Crítica publicada eml O Globo
Por Clovis Levi – Rio de Janeiro – 19.02.1978
Balaco-Barco, desperdício de ideias e boas intenções
Esta coluna tem se batido, constantemente, contra um tipo de teatro que embrutece a inteligência e a sensibilidade da criança, seja através de textos repletos de ideias deformantes ou deformadoras, seja através de espetáculos decadentes, feitos às pressas, com absoluto desprezo pelo público e absoluto compromisso com a bilheteria.
Por isso, quando vemos uma proposta como Balaco-Barco, o desejo inicial é o de aplaudir: surge um grupo jovem, na busca de um teatro que traga alguma coisa à criança, na procura de uma linguagem mais livre e mais próxima das brincadeiras infantis. Entretanto, por uma inexperiência claramente expressa, a prática dessas ideias torna-se frustrantemente desastrosa. O espetáculo em cartaz no Parque Laje, com direção de Vera Froes, conforme vai se desenvolvendo vai se perdendo cada vez mais.
Inicialmente faltou ao grupo a perspectiva de que há uma diferença fundamental entre o tempo e o clima de uma brincadeira real e o tempo e o clima de uma brincadeira na linguagem teatral. Se você vê um acidente e aquilo lhe traz emoção, ao tentar reproduzi-lo fielmente numa cena teatral certamente serão perdidos o impacto e a força do acontecimento. Há uma ponte que deve ser estabelecida entre o real e o teatral. Esse primeiro equívoco faz com que Balaco-Barco se arraste por longo tempo sem que as ações mostradas ao público sejam reveladoras, sem que o interesse do público seja continuamente renovado.

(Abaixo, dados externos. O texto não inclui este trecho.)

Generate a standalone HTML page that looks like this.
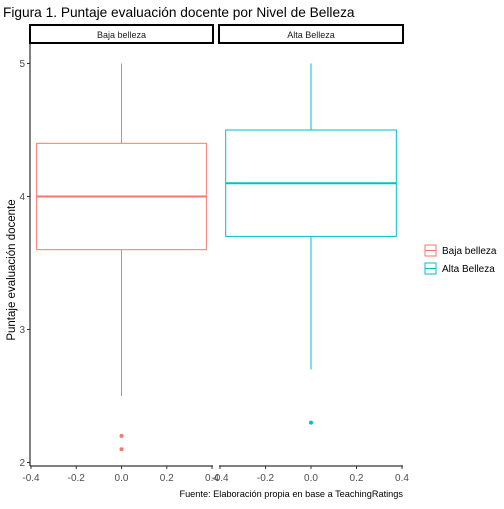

A segunda falha do grupo está ligada à percepção do espaço. A ideia de retomar os hábitos da Idade Média, quando os cenários se sucediam nas ruas obrigando atores e espectadores a se movimentar para acompanhar a ação, é uma ideia dinâmica e que faz com que o público, em cada mudança, se sinta renovado nas suas motivações
No caso de Balaco-Barco, chega-se exatamente ao extremo oposto. A cada mudança o público vai de se desinteressando e a dispersão – permitida pelo próprio espaço – vai caracterizando a relação da plateia com a montagem. A partir do momento em que todos saem à procura da madeira e, principalmente, na incrível solução dada para a cena do pedágio, o desinteresse se instala e pode-se ver mais gente passeando pelo pátio, pode-se ver mais crianças correndo e, principalmente, pode-se ver cada vez menos gente assistindo a peça
O texto, criação do grupo Saltimbancos (que não tem qualquer relação com o musical adaptado por Chico Buarque) perde-se totalmente neste caos cênico. Percebe-se a intenção de defender a libertação do indivíduo que “nunca foi lá fora”; percebe-se um impulso dado à transformação da realidade (“Não há madeira, faço um barco da gente”) – mas tudo isso fica absolutamente diluído numa realização infelizmente tão perdida e tão pouco estimulante.